Member of the Mississippi State Senate from the 44th district
- Incumbent
- Assumed office January 6, 2026
- Preceded by: John A. Polk

Member of the Mississippi State Senate from the 45th district
- In office January 7, 2020 – January 5, 2026
- Preceded by: Billy Hudson
- Succeeded by: Johnny DuPree

Member of the Mississippi House of Representatives from the 87th district
- In office January 5, 2016 – January 7, 2020
- Preceded by: Johnny Stringer
- Succeeded by: William Andrews III

Personal details
- Born: Chris Johnson 1978 (age 47–48)
- Party: Republican
- Children: 2
- Alma mater: Pearl River Community College University of Southern Mississippi
- Occupation: Business owner

= Chris Johnson (Mississippi politician) =

American politician

Chris Johnson (born 1978) is an American politician serving in the Mississippi State Senate from the 44th district. He served in the Mississippi House of Representatives from the 87th district from 2016 to 2020.

== Early life and education ==
Johnson attended Forrest County Agricultural High School located in the outskirts of Hattiesburg, Mississippi.

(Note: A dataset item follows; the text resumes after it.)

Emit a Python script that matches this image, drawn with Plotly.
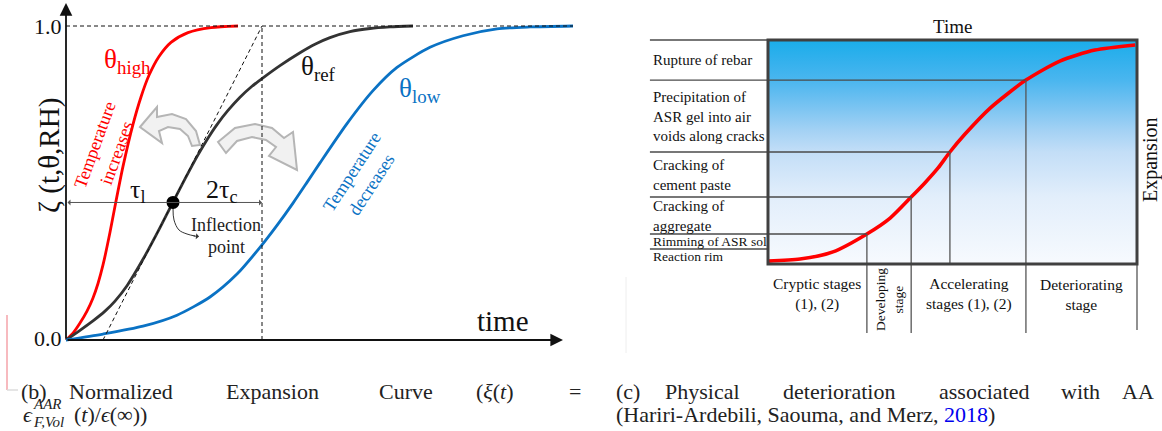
import plotly.graph_objects as go

W, H = 1162, 431
SERIF = "Liberation Serif, Times New Roman, serif"

# ---------------- panel (b): normalized expansion curves (time, zeta) ----------------
high_t = [0, 0.07, 0.14, 0.21, 0.27, 0.32, 0.37, 0.44, 0.49, 0.57, 0.67, 0.75, 0.83, 0.93, 1.05, 1.22, 1.45, 1.72]
high_z = [0, 0.022, 0.054, 0.092, 0.134, 0.180, 0.239, 0.343, 0.426, 0.553, 0.687, 0.774, 0.843, 0.903, 0.948,
          0.979, 0.995, 1.0]

ref_t = [0, 0.14, 0.27, 0.39, 0.49, 0.61, 0.77, 0.94, 1.07, 1.19, 1.31, 1.41, 1.51, 1.62, 1.74, 1.86, 1.97,
         2.14, 2.34, 2.49, 2.64, 2.84, 3.04, 3.24, 3.47]
ref_z = [0, 0.031, 0.061, 0.092, 0.124, 0.173, 0.257, 0.358, 0.439, 0.513, 0.584, 0.638, 0.686, 0.731, 0.773,
         0.808, 0.835, 0.874, 0.915, 0.942, 0.963, 0.982, 0.992, 0.997, 1.0]

low_t = [0, 0.37, 0.77, 1.11, 1.44, 1.71, 1.94, 2.11, 2.27, 2.41, 2.54, 2.81, 3.07, 3.31, 3.64, 3.97, 4.31, 4.64, 5.07]
low_z = [0, 0.019, 0.044, 0.079, 0.137, 0.210, 0.295, 0.365, 0.436, 0.502, 0.564, 0.689, 0.794, 0.868, 0.932,
         0.969, 0.991, 0.997, 1.0]

infl_t = [1.07]          # inflection point of reference curve
infl_z = [0.438]
tangent_t = [0.37, 1.96]  # tangent at inflection point
tangent_z = [0.0, 1.0]
tau_end = 1.96            # tau_l + 2 tau_c
plateau_end = 5.07
time_axis_end = 4.97
zeta_axis_end = 1.073

# ---------------- panel (c): physical deterioration (time, expansion) ----------------
curve_s = [0, 0.087, 0.176, 0.268, 0.331, 0.388, 0.425, 0.461, 0.493, 0.534, 0.602, 0.699, 0.791, 0.886, 0.995]
curve_e = [0.013, 0.022, 0.054, 0.134, 0.205, 0.299, 0.362, 0.429, 0.5, 0.580, 0.696, 0.821, 0.906, 0.955, 0.978]

cross_s = [0.268, 0.388, 0.493, 0.699]   # curve hits event levels
cross_e = [0.134, 0.299, 0.5, 0.821]

event_levels = [0.0, 0.067, 0.134, 0.299, 0.5, 0.821, 1.0]
event_labels = ["Reaction rim", "Rimming of ASR sol", "Cracking of<br>aggregate", "Cracking of<br>cement paste",
                "Precipitation of<br>ASR gel into air<br>voids along cracks", "Rupture of rebar"]
stage_bounds = [0.0, 0.268, 0.388, 0.699, 1.0]
stage_labels = ["Cryptic stages<br>(1), (2)", "Developing<br>stage", "Accelerating<br>stages (1), (2)",
                "Deteriorating<br>stage"]


def LP(px, py):
    return (px - 66) / 100.0, (340 - py) / 314.0


def RP(px, py):
    return (px - 768) / 369.0, (264 - py) / 224.0


fig = go.Figure()

# ---- panel (b) traces ----
for xs, ys, col in [(high_t, high_z, "#ff0000"), (ref_t, ref_z, "#333333"), (low_t, low_z, "#0a72c4")]:
    fig.add_trace(go.Scatter(x=xs, y=ys, mode="lines", xaxis="x", yaxis="y",
                             line=dict(color=col, width=2.8, shape="spline", smoothing=0.7)))
fig.add_trace(go.Scatter(x=tangent_t, y=tangent_z, mode="lines", xaxis="x", yaxis="y",
                         line=dict(color="#111111", width=1, dash="4px,3px")))
fig.add_trace(go.Scatter(x=[0, plateau_end], y=[1, 1], mode="lines", xaxis="x", yaxis="y",
                         line=dict(color="#111111", width=1, dash="4px,3px")))
fig.add_trace(go.Scatter(x=[tau_end, tau_end], y=[0, 1], mode="lines", xaxis="x", yaxis="y",
                         line=dict(color="#111111", width=1, dash="4px,3px")))
# curly pointer from inflection point
curl = [LP(173, 208), LP(174, 220), LP(179, 230), LP(187, 234), LP(195, 236)]
fig.add_trace(go.Scatter(x=[c[0] for c in curl], y=[c[1] for c in curl], mode="lines", xaxis="x", yaxis="y",
                         line=dict(color="#333333", width=1, shape="spline")))
fig.add_trace(go.Scatter(x=infl_t, y=infl_z, mode="markers", xaxis="x", yaxis="y",
                         marker=dict(color="#000000", size=13)))

# ---- panel (c) traces ----
fig.add_trace(go.Scatter(
    x=[0, 1, 1, 0, 0], y=[0, 0, 1, 1, 0], mode="lines", fill="toself", xaxis="x2", yaxis="y2",
    line=dict(width=0, color="rgba(0,0,0,0)"),
    fillgradient=dict(type="vertical", colorscale=[
        [0, "#f7fafe"], [0.3, "#e2eefb"], [0.5, "#c3def7"], [0.6, "#a2d1f4"], [0.73, "#6ec0f1"],
        [0.82, "#4ab6ef"], [0.9, "#35b1ed"], [1, "#1aadea"]])))

shapes = []
LEFT_S = -0.32
# horizontal event lines (to curve)
for s, e in zip(cross_s, cross_e):
    shapes.append(dict(type="line", xref="x2", yref="y2", x0=LEFT_S, x1=s, y0=e, y1=e,
                       line=dict(color="#4a4a4a", width=1.3)))
for e in [event_levels[1], event_levels[-1]]:
    shapes.append(dict(type="line", xref="x2", yref="y2", x0=LEFT_S, x1=0, y0=e, y1=e,
                       line=dict(color="#4a4a4a", width=1.3)))
# vertical stage lines
for s, e in zip(cross_s, cross_e):
    bottom = 0 if s == cross_s[2] else -0.308
    shapes.append(dict(type="line", xref="x2", yref="y2", x0=s, x1=s, y0=e, y1=bottom,
                       line=dict(color="#555555", width=1.3)))
shapes.append(dict(type="line", xref="x2", yref="y2", x0=1, x1=1, y0=0, y1=-0.295,
                   line=dict(color="#555555", width=1.3)))
# box frame
shapes.append(dict(type="rect", xref="x2", yref="y2", x0=0, x1=1, y0=0, y1=1,
                   line=dict(color="#404040", width=3)))

fig.add_trace(go.Scatter(x=curve_s, y=curve_e, mode="lines", xaxis="x2", yaxis="y2",
                         line=dict(color="#ff0000", width=3.6, shape="spline", smoothing=0.7)))


# decorative hollow grey arrows (panel b)
def path_from(pts):
    conv = [LP(*p) for p in pts]
    return "M " + " L ".join(f"{x:.4f},{y:.4f}" for x, y in conv) + " Z"


arrow1 = [(140, 127), (157, 107), (157, 117), (172, 114), (186, 119), (196, 131), (200, 145), (192, 146),
          (188, 136), (180, 129), (168, 127), (159, 131), (162, 143)]
arrow2 = [(218, 142), (235, 128), (255, 124), (272, 128), (284, 138), (293, 132), (297, 170), (269, 156),
          (276, 147), (266, 140), (252, 137), (237, 141), (226, 153)]
for a in (arrow1, arrow2):
    shapes.append(dict(type="path", xref="x", yref="y", path=path_from(a),
                       fillcolor="rgba(240,240,240,0.9)", line=dict(color="#b5b5b5", width=2), layer="below"))

# stray edge marks of the original page
shapes.append(dict(type="line", xref="paper", yref="paper", x0=7 / W, x1=7 / W, y0=1 - 315 / H, y1=1 - 390 / H,
                   line=dict(color="#f4a3aa", width=1.5)))
shapes.append(dict(type="line", xref="paper", yref="paper", x0=7 / W, x1=18 / W, y0=1 - 390 / H, y1=1 - 390 / H,
                   line=dict(color="#dddddd", width=1.5)))
shapes.append(dict(type="line", xref="paper", yref="paper", x0=626 / W, x1=626 / W, y0=1 - 277 / H,
                   y1=1 - 353 / H, line=dict(color="#eeeeee", width=1)))

ann = []


def la(text, pos, size, color="#111111", angle=0, xanchor="center", align="center"):
    x, y = pos
    ann.append(dict(x=x, y=y, xref="x", yref="y", text=text, showarrow=False, textangle=angle,
                    xanchor=xanchor, yanchor="middle", align=align,
                    font=dict(family=SERIF, size=size, color=color)))


def ra(text, x, y, size, color="#111111", angle=0, xanchor="center", align="center"):
    ann.append(dict(x=x, y=y, xref="x2", yref="y2", text=text, showarrow=False, textangle=angle,
                    xanchor=xanchor, yanchor="middle", align=align,
                    font=dict(family=SERIF, size=size, color=color)))


def pa(text, px, py, size=22, color="#222222", xanchor="center"):
    ann.append(dict(x=px / W, y=1 - py / H, xref="paper", yref="paper", text=text, showarrow=False,
                    xanchor=xanchor, yanchor="middle", font=dict(family=SERIF, size=size, color=color)))


# axes arrows for panel (b)
ann.append(dict(x=time_axis_end, y=0, ax=0, ay=0, xref="x", yref="y", axref="x", ayref="y", text="",
                showarrow=True, arrowhead=2, arrowsize=1.4, arrowwidth=1.8, arrowcolor="#111111", standoff=0))
ann.append(dict(x=0, y=zeta_axis_end, ax=0, ay=0, xref="x", yref="y", axref="x", ayref="y", text="",
                showarrow=True, arrowhead=2, arrowsize=1.4, arrowwidth=1.8, arrowcolor="#111111", standoff=0))
# tau double arrow
ann.append(dict(x=tau_end, y=infl_z[0], ax=0, ay=infl_z[0], xref="x", yref="y", axref="x", ayref="y", text="",
                showarrow=True, arrowside="end+start", arrowhead=1, startarrowhead=1, arrowsize=1,
                startarrowsize=1, arrowwidth=1, arrowcolor="#555555", standoff=0, startstandoff=0))
# pointer head
hx, hy = LP(199, 236.5)
tx, ty = LP(192, 235.8)
ann.append(dict(x=hx, y=hy, ax=tx, ay=ty, xref="x", yref="y", axref="x", ayref="y", text="",
                showarrow=True, arrowhead=1, arrowsize=1, arrowwidth=1, arrowcolor="#333333", standoff=0))

la("1.0", LP(64, 26), 22, xanchor="right")
la("0.0", LP(64, 338), 22, xanchor="right")
la("ζ (t,θ,RH)", LP(49, 156), 29, angle=-90)
la("time", LP(503, 321), 29)
la("θ<sub>high</sub>", LP(127, 61), 27, color="#ff0000")
la("θ<sub>ref</sub>", LP(318, 68), 27, color="#111111")
la("θ<sub>low</sub>", LP(420, 90), 27, color="#0a72c4")
la("Temperature<br>increases", LP(105, 149), 18, color="#ff0000", angle=-70)
la("Temperature<br>decreases", LP(361, 178), 18, color="#0a72c4", angle=-57)
la("τ<sub>l</sub>", LP(138, 191), 26)
la("2τ<sub>c</sub>", LP(222, 191), 26)
la("Inflection", LP(226, 225), 18, color="#222222")
la("point", LP(226, 247), 18, color="#222222")

# panel (c) labels
for i, lab in enumerate(event_labels):
    ymid = (event_levels[i] + event_levels[i + 1]) / 2
    sz = 13.5 if i < 2 else 15
    ra(lab, LEFT_S + 0.003, ymid, sz, xanchor="left", align="left")
for i, lab in enumerate(stage_labels):
    xmid = (stage_bounds[i] + stage_bounds[i + 1]) / 2
    if i == 1:
        ra(lab, xmid, RP(0, 300)[1], 13.5, angle=-90)
    else:
        ra(lab, xmid, RP(0, 294)[1], 15.5)
ra("Time", 0.5, RP(0, 26)[1], 19)
ra("Expansion", RP(1150, 0)[0], RP(0, 160)[1], 20, angle=-90)

# captions
CY1, CY2 = 391, 414
for word, cx in [("(b)", 33.5), ("Normalized", 120.5), ("Expansion", 272), ("Curve", 406),
                 ("(<i>ξ</i>(<i>t</i>)", 495), ("=", 575)]:
    pa(word, cx, CY1)
pa("<i>ϵ</i>", 21, CY2, xanchor="left")
pa("<i>AAR</i>", 31, CY2 - 10, size=15, xanchor="left")
pa("<i>F,Vol</i>", 31, CY2 + 8, size=15, xanchor="left")
pa("(<i>t</i>)/<i>ϵ</i>(∞))", 72, CY2, xanchor="left")
for word, cx in [("(c)", 628), ("Physical", 702.5), ("deterioration", 839), ("associated", 983.5),
                 ("with", 1080)]:
    pa(word, cx, CY1)
pa("AA", 1120, CY1, xanchor="left")
pa("(Hariri-Ardebili, Saouma, and Merz, <span style='color:#0000ee'>2018</span>)", 614, CY2, xanchor="left")

ax_common = dict(visible=False, showgrid=False, zeroline=False, fixedrange=True)
fig.update_layout(
    width=W, height=H, margin=dict(l=0, r=0, t=0, b=0), autosize=False,
    paper_bgcolor="white", plot_bgcolor="white", showlegend=False,
    xaxis=dict(domain=[0, 600 / W], range=[-0.66, 5.34], **ax_common),
    yaxis=dict(domain=[0, 1], range=[(340 - 431) / 314, 340 / 314], **ax_common),
    xaxis2=dict(domain=[600 / W, 1], range=[(600 - 768) / 369, (1162 - 768) / 369], anchor="y2", **ax_common),
    yaxis2=dict(domain=[0, 1], range=[(264 - 431) / 224, 264 / 224], anchor="x2", **ax_common),
    shapes=shapes, annotations=ann,
)

fig.write_html("out.html")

He attended Pearl River Community College and graduated from the University of Southern Mississippi with a Bachelor of Science in Accounting in 2001.

== Career ==
Johnson is an owner of multiple businesses, including a financial services firm operating in four states.

In 2015, he ran as a Republican for election to the Mississippi House of Representatives for the 87th district, which covers Forrest and Lamar counties, to fill the seat of retiring Democrat Johnny Stringer. He got 49.2% of the vote in the Republican primary and 80.2% of the vote in the general election; he assumed office on January 5, 2016. In the house, he was vice-chairman for the Public Health and Human Services committee and was a member on the following others: Agriculture; Corrections; Education; Banking and Financial Services; Transportation; and Performance Based Budgeting.

In 2019, incumbent, and friend of Johnson, Billy Hudson of the 45th district announced his retirement from the Mississippi State Senate, prompting Johnson to run for election to the seat within one day. He responded to claims of dismay from Republican leadership in the House as "rumors." He ran uncontested in the Republican primary and general election, securing 100% of the vote in both; he assumed office on January 7, 2020. In the Senate, he chairs the Constitution committee and is vice-chair for the Medicaid committee. He is a member on the following others: Appropriations; Business and Financial Institutions; Drug Policy; Education; Insurance; Public, Health, and Welfare; and Tourism.

Johnson was redistricted out of his old seat to run for District 44. He defeated the Democratic candidate Shakita Taylor for his new seat.

== Personal life ==
Johnson is married to Wendi Burton and has two children.